Not wanting to draw our weapons because of the crowd, Dan lunged for Sampson’s hammer as I simultaneously moved around behind the monster. I stand six feet in Army boots but my head barely reached the mountain range he had for shoulders. He flung Dan off his arm as if the MP were an annoying fly and commenced swinging his hammer at people, oblivious that I was dangling from his back like a guy hanging from the ledge of a building. I tried to take him down backwards with a strong jerk on his shoulders, but he didn’t notice.

I was 23 years old the night I found myself hanging from Sampson. I weighed 195 pounds, I’d been lifting weights since I was 13, and I’d trained in the martial arts for several years. If I may boast, I had developed a powerful cross punch that would send even the heaviest hanging bag bucking and twisting. Nonetheless, my punches into Sampson’s back muscles didn’t slow his hammer action, nor did he even glance in my direction.

My partner again latched onto the giant arm in an effort to slow his jawbone-of-an-ass techniques, but once more he was sent flying. In desperation, I began punching the big man’s spine, wailing away with at least a dozen hits, trying desperately to dislodge a few of his vertebrae. He ignored me, and trudged deeper into the panicked crowd with his avenging hammer.

Just as I was thinking that I was close enough to shoot him without hitting anyone else, a third MP burst into my peripheral vision and slammed the side of his Colt .45 semi-auto against Samson’s skull, which sent the giant to the asphalt like a 350-pound sack of cement.

Later, as I massaged my sore hand and wrist, I wondered what the heck had happened. I had a history of dropping people with my big punch, both as an MP and in training, but not only did Sampson not fall from my rainstorm of blows, he barely acknowledged that I was in his space. Talk about a direct hit to the ego.

That was my first experience with a person who could tolerate pain. As shall be discussed throughout this book, there are several reasons why some people are this way. In Sampson’s case, he was padded with fat and muscle, and he was flying high on drugs. I’m guessing if that slap with the steel gun had hit him in the forehead, cheek or nose it wouldn’t have slowed him at all. However, the MP’s gun slammed into his temple, possibly injuring the middle meningeal artery, which resulted in his heavy crash to Earth.

There would be other incidents during my MP duty in Vietnam, a place where so many GIs drank hard, consumed copious amounts of drugs, and were bombarded by inner demons created by the horror of war.
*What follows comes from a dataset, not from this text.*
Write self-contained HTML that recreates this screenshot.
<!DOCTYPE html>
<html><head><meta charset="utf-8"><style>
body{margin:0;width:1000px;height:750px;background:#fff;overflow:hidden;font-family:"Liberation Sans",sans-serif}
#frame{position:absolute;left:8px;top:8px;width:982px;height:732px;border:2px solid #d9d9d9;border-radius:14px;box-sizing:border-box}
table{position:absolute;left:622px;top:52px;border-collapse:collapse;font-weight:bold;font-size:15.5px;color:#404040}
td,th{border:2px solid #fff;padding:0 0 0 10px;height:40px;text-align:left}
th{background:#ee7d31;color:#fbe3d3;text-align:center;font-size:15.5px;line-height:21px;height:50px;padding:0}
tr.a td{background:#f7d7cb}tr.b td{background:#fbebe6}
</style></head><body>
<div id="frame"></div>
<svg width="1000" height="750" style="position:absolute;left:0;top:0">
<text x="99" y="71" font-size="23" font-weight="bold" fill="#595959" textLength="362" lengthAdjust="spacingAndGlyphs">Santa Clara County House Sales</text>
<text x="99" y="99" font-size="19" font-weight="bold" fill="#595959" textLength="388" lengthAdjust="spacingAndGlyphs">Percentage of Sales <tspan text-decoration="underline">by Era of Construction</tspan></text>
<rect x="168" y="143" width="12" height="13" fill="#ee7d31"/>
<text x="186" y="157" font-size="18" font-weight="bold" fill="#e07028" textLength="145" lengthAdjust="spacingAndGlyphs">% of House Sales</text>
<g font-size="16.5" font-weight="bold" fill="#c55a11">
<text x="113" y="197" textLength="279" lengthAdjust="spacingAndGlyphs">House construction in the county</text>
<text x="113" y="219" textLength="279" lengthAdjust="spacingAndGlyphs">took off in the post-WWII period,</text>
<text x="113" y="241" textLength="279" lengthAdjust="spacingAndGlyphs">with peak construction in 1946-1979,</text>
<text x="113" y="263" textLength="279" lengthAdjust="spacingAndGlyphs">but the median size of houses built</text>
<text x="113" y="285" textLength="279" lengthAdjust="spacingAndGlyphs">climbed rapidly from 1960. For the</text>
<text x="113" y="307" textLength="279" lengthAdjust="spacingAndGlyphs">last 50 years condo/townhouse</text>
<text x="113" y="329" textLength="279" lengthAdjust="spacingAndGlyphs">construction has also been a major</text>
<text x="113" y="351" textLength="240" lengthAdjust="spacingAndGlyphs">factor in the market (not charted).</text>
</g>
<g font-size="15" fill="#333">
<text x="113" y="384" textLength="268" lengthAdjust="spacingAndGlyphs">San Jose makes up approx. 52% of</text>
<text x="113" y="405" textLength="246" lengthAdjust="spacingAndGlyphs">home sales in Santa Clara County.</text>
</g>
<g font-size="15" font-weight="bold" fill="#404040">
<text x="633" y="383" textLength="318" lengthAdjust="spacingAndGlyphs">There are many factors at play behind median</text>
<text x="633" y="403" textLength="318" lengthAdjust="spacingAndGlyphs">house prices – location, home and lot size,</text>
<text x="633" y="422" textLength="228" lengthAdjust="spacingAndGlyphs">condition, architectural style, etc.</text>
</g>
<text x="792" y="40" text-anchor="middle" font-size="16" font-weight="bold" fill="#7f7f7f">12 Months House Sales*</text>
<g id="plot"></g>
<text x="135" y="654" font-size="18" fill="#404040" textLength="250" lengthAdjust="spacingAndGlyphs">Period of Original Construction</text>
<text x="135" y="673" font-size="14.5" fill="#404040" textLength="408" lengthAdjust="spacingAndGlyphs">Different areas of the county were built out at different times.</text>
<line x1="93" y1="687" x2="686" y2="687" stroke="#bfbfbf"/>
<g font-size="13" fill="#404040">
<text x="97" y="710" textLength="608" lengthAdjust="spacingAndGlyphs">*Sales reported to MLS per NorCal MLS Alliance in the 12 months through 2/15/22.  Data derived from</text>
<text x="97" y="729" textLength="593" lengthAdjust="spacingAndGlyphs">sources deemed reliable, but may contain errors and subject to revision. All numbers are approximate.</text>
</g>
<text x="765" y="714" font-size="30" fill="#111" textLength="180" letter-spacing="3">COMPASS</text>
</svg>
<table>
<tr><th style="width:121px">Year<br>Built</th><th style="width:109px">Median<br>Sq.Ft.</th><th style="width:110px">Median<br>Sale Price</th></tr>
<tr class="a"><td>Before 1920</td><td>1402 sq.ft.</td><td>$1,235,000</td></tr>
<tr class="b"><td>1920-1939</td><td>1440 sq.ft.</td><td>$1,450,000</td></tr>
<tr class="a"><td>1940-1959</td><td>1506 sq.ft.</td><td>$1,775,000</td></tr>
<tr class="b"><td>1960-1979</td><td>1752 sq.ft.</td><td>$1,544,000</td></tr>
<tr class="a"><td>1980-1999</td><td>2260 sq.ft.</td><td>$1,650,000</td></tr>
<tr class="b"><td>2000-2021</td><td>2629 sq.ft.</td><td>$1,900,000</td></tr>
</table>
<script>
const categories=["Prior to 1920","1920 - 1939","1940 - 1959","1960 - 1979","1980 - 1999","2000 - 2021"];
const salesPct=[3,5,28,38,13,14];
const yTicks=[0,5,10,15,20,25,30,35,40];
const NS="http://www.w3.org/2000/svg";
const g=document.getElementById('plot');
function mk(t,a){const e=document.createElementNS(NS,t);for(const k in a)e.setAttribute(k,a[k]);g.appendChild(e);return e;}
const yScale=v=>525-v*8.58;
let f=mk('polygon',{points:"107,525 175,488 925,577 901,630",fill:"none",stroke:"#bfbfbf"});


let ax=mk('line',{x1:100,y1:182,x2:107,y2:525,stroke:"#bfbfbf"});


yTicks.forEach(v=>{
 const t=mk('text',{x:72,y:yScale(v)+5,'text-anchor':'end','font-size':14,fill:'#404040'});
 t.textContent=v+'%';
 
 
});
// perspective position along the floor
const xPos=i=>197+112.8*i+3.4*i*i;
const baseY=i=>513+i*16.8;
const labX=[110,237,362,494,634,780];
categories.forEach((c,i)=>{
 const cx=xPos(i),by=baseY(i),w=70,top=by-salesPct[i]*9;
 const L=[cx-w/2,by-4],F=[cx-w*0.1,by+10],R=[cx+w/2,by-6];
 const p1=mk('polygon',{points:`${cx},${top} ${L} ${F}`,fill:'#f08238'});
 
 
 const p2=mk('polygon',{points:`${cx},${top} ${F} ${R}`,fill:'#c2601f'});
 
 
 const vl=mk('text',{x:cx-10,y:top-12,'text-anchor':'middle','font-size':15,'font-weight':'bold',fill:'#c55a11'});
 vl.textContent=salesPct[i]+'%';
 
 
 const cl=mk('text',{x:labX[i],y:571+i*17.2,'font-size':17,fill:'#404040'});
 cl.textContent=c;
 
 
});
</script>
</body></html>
With the ironic task of keeping the peace in a war zone, my fellow MPs and I found ourselves brawling with these folks nearly every shift. Of course, not everyone under the influence was impervious to pain techniques, but those who were made up for all the relatively easy physical arrests.

Working 14-hour shifts without days off didn’t allow time to develop a system for dealing with these people other than to dogpile them with as many MPs available at the moment. While this isn’t a bad technique, it’s not doable when the situation is one-on-one. One guy makes for a pitiful dogpile.

A year after I got out of the Army, I was patrolling the streets of Portland, Oregon as a city cop. The intensity of the job was considerably less than in a war zone, but there were always people who were mentally ill and violent, people who had intoxicated themselves into violence, people who had worked themselves into a violent rage, and extraordinarily fat or muscular people who were both violent and resistant to the usual control techniques.

Now that I was once again training in the martial arts, teaching defensive tactics to police officers, and getting lots of hands-on experience working the street, I was able to experiment with ways to deal with people who tolerate pain. This book contains many of the techniques and concepts that I’ve found, and my friends in the martial arts have found, work most of the time. Most of the time is the operative phrase here.

As I discuss in the following pages, there are no absolutes in a physical confrontation. Just when you think you have a sure-thing technique, one that makes everyone in your class groan and writhe, you’ll run into someone who, for several reasons that are discussed in a moment, shrugs it off. So what do you do then?